Retype only what runs from the beginning of the data through the line with "0.019, 0.028, 0.018];"; please omit the pictures and keep every line exact.

========

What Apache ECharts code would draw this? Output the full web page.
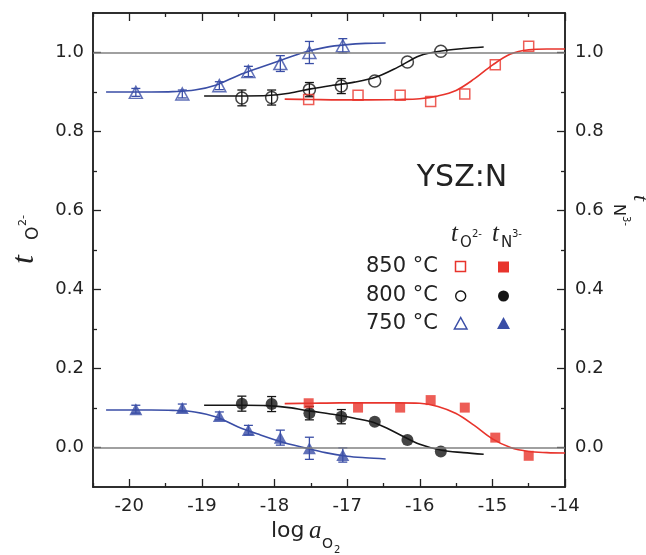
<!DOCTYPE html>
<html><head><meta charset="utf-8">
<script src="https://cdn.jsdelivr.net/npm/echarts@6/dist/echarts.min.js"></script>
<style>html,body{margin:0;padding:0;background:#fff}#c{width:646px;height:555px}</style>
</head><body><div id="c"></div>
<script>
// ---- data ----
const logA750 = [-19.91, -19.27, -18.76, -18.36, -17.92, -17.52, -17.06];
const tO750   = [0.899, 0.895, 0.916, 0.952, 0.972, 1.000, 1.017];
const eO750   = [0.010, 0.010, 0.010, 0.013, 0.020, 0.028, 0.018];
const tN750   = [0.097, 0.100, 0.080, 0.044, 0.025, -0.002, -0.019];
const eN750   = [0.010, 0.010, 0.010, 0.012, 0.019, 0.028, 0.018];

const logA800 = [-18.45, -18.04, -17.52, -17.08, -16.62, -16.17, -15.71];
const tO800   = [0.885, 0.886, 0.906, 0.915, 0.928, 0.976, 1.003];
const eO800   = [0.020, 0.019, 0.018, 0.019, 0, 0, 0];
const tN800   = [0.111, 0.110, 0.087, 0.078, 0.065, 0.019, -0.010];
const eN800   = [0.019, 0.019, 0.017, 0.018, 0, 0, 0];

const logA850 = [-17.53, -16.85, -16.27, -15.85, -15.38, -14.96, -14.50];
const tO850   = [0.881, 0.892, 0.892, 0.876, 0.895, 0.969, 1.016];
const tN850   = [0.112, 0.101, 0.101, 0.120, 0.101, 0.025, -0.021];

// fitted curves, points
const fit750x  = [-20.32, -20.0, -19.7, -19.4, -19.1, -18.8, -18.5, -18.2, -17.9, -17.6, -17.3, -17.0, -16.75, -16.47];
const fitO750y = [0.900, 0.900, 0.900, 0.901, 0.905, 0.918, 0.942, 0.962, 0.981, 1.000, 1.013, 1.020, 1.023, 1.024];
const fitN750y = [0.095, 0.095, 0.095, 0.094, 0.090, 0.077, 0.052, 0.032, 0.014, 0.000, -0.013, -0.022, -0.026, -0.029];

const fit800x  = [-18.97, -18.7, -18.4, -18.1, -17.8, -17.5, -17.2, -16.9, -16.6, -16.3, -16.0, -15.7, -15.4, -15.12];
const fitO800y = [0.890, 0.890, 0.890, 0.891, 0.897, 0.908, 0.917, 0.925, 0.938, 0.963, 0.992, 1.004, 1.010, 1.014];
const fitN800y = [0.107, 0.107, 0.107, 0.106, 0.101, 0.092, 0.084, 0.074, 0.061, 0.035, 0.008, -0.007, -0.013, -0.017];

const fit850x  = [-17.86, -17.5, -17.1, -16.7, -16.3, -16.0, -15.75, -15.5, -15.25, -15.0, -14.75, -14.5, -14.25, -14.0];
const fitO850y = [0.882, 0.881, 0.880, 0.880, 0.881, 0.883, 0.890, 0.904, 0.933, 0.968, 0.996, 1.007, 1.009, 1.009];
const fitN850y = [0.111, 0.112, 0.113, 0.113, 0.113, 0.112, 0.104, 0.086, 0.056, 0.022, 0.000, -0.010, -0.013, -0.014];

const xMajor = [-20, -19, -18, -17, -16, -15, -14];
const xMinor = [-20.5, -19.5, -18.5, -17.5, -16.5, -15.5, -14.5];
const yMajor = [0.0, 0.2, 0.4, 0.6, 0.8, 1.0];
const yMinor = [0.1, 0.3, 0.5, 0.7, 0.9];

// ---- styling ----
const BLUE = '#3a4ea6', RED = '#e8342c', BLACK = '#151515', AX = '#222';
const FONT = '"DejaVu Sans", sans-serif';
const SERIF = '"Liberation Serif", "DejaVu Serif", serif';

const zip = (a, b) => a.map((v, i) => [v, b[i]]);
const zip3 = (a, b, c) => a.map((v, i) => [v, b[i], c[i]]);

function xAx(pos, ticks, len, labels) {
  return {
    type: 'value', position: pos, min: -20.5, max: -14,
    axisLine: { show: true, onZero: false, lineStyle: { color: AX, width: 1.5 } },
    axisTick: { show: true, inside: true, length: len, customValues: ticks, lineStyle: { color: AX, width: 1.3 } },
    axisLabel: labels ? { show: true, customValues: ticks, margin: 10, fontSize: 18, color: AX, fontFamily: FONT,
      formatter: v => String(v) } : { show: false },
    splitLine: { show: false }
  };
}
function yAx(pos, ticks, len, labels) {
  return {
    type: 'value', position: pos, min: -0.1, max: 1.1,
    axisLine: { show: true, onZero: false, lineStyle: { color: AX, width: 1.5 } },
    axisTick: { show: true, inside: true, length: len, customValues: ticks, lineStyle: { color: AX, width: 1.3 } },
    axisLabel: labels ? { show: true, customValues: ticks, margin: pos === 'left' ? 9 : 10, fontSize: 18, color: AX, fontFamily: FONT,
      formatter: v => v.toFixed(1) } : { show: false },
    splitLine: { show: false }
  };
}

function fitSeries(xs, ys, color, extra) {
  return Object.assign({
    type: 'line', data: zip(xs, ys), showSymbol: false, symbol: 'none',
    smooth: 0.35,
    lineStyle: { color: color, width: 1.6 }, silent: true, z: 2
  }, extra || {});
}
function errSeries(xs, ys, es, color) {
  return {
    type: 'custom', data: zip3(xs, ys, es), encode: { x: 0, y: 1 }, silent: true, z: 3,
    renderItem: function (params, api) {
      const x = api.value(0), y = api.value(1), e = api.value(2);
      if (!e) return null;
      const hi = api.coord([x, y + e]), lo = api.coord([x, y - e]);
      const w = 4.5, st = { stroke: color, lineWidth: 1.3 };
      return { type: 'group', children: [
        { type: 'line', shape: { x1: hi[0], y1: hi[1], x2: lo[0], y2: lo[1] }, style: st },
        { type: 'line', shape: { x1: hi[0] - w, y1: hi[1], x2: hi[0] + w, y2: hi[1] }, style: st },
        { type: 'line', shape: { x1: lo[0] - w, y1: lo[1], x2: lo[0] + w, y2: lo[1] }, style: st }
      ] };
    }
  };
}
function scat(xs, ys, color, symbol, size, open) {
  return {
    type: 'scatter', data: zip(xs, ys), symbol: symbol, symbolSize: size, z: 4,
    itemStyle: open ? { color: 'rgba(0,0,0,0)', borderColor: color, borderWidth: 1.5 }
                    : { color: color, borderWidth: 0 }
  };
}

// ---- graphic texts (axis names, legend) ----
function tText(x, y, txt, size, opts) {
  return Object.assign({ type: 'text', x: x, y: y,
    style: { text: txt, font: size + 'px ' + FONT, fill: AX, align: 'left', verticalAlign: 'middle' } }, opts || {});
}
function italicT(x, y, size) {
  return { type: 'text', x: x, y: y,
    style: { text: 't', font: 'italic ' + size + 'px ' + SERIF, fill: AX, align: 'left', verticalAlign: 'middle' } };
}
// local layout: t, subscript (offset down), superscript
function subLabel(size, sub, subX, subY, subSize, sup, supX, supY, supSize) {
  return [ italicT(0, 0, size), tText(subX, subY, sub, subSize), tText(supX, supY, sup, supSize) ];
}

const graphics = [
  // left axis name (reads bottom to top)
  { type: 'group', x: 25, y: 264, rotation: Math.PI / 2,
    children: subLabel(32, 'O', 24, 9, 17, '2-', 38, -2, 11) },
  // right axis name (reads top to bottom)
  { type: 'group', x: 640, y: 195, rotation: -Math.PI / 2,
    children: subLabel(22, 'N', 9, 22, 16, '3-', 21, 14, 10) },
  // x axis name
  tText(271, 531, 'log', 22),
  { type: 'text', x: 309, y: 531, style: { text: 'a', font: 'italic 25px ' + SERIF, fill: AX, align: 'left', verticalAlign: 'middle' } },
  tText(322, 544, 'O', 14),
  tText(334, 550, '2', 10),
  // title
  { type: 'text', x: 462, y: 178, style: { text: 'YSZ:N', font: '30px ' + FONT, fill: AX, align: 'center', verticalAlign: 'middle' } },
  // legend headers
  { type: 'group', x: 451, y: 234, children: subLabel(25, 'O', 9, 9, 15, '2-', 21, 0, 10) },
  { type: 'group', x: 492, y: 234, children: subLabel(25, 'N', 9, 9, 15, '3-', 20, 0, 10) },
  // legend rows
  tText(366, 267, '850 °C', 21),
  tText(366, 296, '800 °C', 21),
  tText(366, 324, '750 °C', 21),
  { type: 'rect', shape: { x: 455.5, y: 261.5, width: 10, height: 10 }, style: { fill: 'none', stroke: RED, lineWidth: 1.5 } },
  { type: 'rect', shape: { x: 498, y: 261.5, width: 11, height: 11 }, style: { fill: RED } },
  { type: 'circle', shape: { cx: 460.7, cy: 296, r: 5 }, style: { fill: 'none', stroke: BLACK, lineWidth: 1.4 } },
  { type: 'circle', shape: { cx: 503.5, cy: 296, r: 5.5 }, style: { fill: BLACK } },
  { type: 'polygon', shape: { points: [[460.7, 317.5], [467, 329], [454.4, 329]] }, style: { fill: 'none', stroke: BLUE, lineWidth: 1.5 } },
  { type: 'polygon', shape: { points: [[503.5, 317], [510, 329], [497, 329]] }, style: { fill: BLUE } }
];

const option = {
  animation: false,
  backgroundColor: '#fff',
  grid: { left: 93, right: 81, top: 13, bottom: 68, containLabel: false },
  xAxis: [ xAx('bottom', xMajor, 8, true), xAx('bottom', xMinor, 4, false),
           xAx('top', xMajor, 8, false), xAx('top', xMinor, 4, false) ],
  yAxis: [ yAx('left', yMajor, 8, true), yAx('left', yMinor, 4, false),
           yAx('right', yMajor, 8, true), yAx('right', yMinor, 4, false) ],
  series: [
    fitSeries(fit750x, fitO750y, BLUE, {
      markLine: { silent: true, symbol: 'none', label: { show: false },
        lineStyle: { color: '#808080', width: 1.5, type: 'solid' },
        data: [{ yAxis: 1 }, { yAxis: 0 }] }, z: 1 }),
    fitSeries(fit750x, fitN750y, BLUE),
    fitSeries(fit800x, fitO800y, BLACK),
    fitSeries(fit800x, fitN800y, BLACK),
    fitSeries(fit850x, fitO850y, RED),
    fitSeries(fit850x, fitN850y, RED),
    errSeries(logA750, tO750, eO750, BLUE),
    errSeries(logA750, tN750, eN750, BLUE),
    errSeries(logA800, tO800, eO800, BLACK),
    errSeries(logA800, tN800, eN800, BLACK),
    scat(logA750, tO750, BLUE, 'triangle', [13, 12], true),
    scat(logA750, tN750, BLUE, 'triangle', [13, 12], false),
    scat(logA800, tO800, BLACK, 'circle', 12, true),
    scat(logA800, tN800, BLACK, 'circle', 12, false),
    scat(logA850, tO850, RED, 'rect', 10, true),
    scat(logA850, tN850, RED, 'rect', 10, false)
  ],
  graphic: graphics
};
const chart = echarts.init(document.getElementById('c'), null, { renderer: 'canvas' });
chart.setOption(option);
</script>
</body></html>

========

— ANSWER —
What Apache ECharts code would draw this? Output the full web page.
<!DOCTYPE html>
<html><head><meta charset="utf-8">
<script src="https://cdn.jsdelivr.net/npm/echarts@6/dist/echarts.min.js"></script>
<style>html,body{margin:0;padding:0;background:#fff}#c{width:646px;height:555px}</style>
</head><body><div id="c"></div>
<script>
// ---- data ----
const logA750 = [-19.91, -19.27, -18.76, -18.36, -17.92, -17.52, -17.06];
const tO750   = [0.899, 0.895, 0.916, 0.952, 0.972, 1.000, 1.017];
const eO750   = [0.010, 0.010, 0.010, 0.013, 0.020, 0.028, 0.018];
const tN750   = [0.097, 0.100, 0.080, 0.044, 0.025, -0.002, -0.019];
const eN750   = [0.010, 0.010, 0.010, 0.012, 0.019, 0.028, 0.018];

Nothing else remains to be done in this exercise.